Une esthétique classique pour paraître plus sain

Pour rendre la nourriture plus appétissante, les annonceurs bichonnent leur marketing. Cette technique part du principe que l’esthétique est étroitement associée au plaisir et à l'indulgence et utilisée pour pousser les consommateurs à consommer. Cela active nos circuits de récompense dans le cerveau mais, notent les chercheurs, le lien avec le plaisir peut donner l'impression que la jolie nourriture est malsaine, car les gens ont tendance à considérer le plaisir et l'utilité comme s'excluant mutuellement. “Par exemple, de nombreuses personnes ont l'intuition générale que la nourriture est savoureuse ou saine, mais pas les deux”, estime Linda Hagen, auteure principale de l’article.

Pour que les aliments paraissent plus sains, le plus efficace est de se rapprocher d’une esthétique “classique”, caractérisée par les motifs idéaux trouvés dans la nature. Cela signifie avoir recours à un aspect symétrique, courante dans la nature, ou encore l’ordre et les modèles systématiques. Porter ces caractéristiques visuelles naturelles rendrait nos représentations alimentaires plus naturelles. Les aliments, dont la représentation répond à ces critères, apparaissent plus sains car les gens ont tendance à considérer les choses naturelles comme plus saines que les choses non-naturelles comme les aliments transformés.

Plus c’est beau plus les consommateurs sont prêts à payer cher

Dans une série d’expériences, les chercheurs ont testé la perception du caractère sain d’un même aliment en fonction de sa représentation, soit en suivant les principes esthétiques classiques soit sans les suivre. Dans une première expérience, les participants ont évalué des toasts à l’avocat. Tout le monde a lu les mêmes informations sur les ingrédients et le prix mais certains ont vu un joli pain grillé quand d’autres ont eu une image d’un pain grillé pas très esthétique. Malgré des informations identiques sur les aliments, les répondants ont évalué le joli pain grillé à l'avocat comme globalement plus sain, plus nutritif, contenant moins de calories et plus naturel. Les jugements sur la fraîcheur ou la taille, n'ont pas été affectés. D’autres expériences sur le même modèle ont donné des résultats similaires.

Ces différences de représentation ont affecté le comportement des consommateurs. Dans une autre expérience réalisée sur le terrain, ces derniers ont été prêts à payer beaucoup plus pour un joli poivron que pour un moche. Dans une autre étude, notent les chercheurs, même lorsque les gens ont eu des incitations financières pour identifier correctement lequel des deux aliments contenait moins de calories, ils étaient plus susceptibles de déclarer qu'un aliment cible est l'option la moins calorique quand il était joli que quand il était moche, même si cela le choix leur a fait perdre de l’argent.
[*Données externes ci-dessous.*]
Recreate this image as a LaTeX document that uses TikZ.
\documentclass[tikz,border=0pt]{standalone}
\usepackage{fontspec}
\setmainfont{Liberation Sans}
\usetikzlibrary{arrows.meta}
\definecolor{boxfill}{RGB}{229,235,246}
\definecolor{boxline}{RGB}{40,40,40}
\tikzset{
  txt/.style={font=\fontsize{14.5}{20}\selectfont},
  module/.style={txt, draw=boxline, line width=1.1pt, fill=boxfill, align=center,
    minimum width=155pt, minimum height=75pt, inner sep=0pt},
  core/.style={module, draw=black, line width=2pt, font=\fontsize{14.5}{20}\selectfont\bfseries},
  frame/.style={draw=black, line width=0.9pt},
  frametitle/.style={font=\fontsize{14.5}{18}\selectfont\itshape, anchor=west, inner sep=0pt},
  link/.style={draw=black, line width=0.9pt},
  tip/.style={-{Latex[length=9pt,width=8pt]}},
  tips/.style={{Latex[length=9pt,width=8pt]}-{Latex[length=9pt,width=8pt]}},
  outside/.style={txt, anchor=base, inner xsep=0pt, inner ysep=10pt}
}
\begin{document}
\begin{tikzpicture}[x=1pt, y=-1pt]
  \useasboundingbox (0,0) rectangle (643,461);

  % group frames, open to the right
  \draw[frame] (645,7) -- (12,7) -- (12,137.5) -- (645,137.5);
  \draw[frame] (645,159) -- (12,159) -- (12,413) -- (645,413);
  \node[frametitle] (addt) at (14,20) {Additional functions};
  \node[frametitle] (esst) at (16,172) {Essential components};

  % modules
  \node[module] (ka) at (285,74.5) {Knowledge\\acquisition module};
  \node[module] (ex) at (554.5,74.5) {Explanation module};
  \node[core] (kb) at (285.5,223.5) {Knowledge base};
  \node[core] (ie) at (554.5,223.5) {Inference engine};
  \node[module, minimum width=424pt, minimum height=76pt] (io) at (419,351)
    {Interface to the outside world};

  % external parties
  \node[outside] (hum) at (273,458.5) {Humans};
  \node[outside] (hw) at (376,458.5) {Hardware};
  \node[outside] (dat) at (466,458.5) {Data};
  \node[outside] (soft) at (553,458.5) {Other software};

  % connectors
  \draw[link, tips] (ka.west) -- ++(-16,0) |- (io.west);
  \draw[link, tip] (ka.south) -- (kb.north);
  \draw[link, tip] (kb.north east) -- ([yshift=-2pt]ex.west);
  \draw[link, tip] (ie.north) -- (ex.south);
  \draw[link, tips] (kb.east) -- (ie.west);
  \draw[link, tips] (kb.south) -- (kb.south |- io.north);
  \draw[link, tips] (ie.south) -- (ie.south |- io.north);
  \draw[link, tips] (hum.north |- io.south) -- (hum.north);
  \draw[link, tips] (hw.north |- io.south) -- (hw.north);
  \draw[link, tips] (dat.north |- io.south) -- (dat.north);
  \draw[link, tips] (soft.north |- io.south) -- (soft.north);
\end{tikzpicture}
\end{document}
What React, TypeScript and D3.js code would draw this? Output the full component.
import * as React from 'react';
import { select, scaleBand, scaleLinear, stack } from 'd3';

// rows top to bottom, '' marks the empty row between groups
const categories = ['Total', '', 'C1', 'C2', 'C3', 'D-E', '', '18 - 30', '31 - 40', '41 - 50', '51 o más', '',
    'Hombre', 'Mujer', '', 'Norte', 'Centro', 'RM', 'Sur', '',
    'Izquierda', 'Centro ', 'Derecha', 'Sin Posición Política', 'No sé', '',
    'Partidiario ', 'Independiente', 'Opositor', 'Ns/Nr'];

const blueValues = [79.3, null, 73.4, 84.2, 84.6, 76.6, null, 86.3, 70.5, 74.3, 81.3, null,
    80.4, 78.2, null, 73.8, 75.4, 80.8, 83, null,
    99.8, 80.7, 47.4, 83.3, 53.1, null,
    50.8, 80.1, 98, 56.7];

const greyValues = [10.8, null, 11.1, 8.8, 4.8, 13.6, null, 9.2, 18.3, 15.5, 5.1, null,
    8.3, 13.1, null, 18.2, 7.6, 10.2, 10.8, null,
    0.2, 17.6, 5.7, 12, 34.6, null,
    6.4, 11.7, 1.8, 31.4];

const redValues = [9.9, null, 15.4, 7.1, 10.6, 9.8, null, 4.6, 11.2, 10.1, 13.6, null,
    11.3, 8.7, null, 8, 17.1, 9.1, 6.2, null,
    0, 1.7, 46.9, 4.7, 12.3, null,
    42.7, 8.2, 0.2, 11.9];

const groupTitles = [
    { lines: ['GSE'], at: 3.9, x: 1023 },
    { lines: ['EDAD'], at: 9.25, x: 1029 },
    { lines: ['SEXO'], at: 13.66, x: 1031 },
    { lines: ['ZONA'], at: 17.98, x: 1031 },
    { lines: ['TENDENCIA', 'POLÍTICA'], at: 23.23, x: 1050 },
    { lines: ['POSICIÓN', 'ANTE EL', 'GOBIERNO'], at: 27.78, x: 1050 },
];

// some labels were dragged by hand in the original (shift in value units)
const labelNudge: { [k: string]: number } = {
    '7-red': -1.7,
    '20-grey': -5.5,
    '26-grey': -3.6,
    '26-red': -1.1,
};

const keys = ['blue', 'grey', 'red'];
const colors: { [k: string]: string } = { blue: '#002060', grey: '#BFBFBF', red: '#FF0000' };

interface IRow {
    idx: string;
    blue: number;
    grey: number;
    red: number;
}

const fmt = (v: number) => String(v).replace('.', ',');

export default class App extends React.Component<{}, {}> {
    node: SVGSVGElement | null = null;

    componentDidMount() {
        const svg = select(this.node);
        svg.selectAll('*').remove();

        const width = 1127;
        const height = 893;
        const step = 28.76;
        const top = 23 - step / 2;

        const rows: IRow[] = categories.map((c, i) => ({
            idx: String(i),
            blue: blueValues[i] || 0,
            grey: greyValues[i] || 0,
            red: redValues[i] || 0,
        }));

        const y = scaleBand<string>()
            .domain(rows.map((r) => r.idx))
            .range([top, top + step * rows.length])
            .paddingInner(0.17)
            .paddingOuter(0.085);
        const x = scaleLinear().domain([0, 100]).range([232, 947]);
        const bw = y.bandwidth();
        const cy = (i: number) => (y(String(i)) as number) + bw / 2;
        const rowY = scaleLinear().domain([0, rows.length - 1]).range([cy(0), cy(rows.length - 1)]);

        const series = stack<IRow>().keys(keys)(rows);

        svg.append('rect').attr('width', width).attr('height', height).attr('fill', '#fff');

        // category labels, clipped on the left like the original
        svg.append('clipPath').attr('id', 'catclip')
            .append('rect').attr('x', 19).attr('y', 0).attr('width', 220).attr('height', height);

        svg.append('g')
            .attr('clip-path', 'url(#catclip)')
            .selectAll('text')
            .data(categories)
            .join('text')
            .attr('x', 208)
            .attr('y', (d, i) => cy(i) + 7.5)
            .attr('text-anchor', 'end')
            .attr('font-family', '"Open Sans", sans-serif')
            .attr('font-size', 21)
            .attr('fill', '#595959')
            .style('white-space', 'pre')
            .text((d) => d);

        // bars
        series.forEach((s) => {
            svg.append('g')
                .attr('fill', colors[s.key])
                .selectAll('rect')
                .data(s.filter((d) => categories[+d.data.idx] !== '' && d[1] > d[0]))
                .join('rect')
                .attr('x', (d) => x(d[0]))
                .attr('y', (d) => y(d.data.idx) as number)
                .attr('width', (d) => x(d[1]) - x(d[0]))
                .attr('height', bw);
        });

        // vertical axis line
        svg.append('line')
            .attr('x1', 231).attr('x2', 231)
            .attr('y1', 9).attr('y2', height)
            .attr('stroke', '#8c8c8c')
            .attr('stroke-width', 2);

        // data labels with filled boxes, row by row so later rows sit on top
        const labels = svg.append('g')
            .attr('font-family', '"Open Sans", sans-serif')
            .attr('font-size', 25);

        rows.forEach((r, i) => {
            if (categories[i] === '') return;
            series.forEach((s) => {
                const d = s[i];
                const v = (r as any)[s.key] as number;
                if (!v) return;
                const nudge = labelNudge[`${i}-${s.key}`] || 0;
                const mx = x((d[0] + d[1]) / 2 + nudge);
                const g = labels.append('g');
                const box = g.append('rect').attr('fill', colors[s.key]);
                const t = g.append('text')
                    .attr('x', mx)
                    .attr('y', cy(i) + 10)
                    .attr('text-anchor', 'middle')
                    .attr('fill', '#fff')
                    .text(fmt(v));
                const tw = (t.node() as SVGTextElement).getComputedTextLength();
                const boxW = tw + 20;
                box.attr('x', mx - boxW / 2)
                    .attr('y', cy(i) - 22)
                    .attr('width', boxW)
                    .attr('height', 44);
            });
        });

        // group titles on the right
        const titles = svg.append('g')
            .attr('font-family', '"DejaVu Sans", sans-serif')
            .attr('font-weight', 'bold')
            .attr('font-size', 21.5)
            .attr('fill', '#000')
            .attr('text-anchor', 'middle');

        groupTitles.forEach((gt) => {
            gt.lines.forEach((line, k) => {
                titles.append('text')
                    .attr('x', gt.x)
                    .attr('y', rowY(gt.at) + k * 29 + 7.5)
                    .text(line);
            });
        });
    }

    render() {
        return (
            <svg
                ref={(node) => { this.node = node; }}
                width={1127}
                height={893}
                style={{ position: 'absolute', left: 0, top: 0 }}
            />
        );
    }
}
Afficher un avertissement atténue l’effet esthétique

Les chercheurs notent que l’effet esthétique sur la perception saine de l’aliment est limité à l’esthétique classique. L’esthétique “expressive”, qui n'implique pas de motifs semblables à la nature mais relève plutôt d’idées créatives, telles que des aliments découpés en formes amusantes ou disposés pour représenter une scène, n’a pas conduit à modifier la perception des consommateurs. En outre, afficher un avertissement à côté de la nourriture rappelant aux gens que la nourriture a été modifiée artificiellement atténue le biais entre l’esthétique et le caractère sain du produit.
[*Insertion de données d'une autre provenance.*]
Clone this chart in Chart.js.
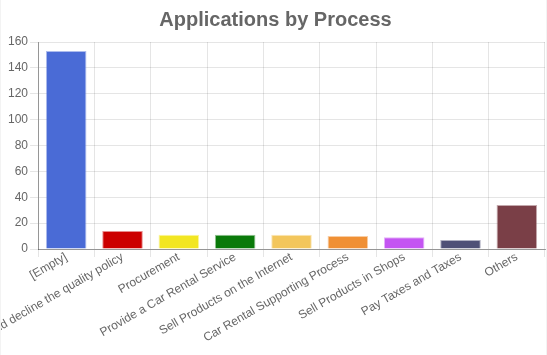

L'esthétique classique peut être une nouvelle façon subtile et sans coût de transmettre le naturel et la salubrité, des attributs que les consommateurs demandent de plus en plus dans les produits alimentaires, note Linda Hagen. En même temps, une jolie présentation des aliments peut fausser de manière optimiste les estimations nutritionnelles et avoir un impact négatif sur les décisions alimentaires. Avec ces résultats, les décideurs politiques peuvent envisager de considérer les clauses de non-responsabilité de modification comme une intervention ou de renforcer les réglementations concernant la fourniture d'informations nutritionnelles objectives avec des images alimentaires.”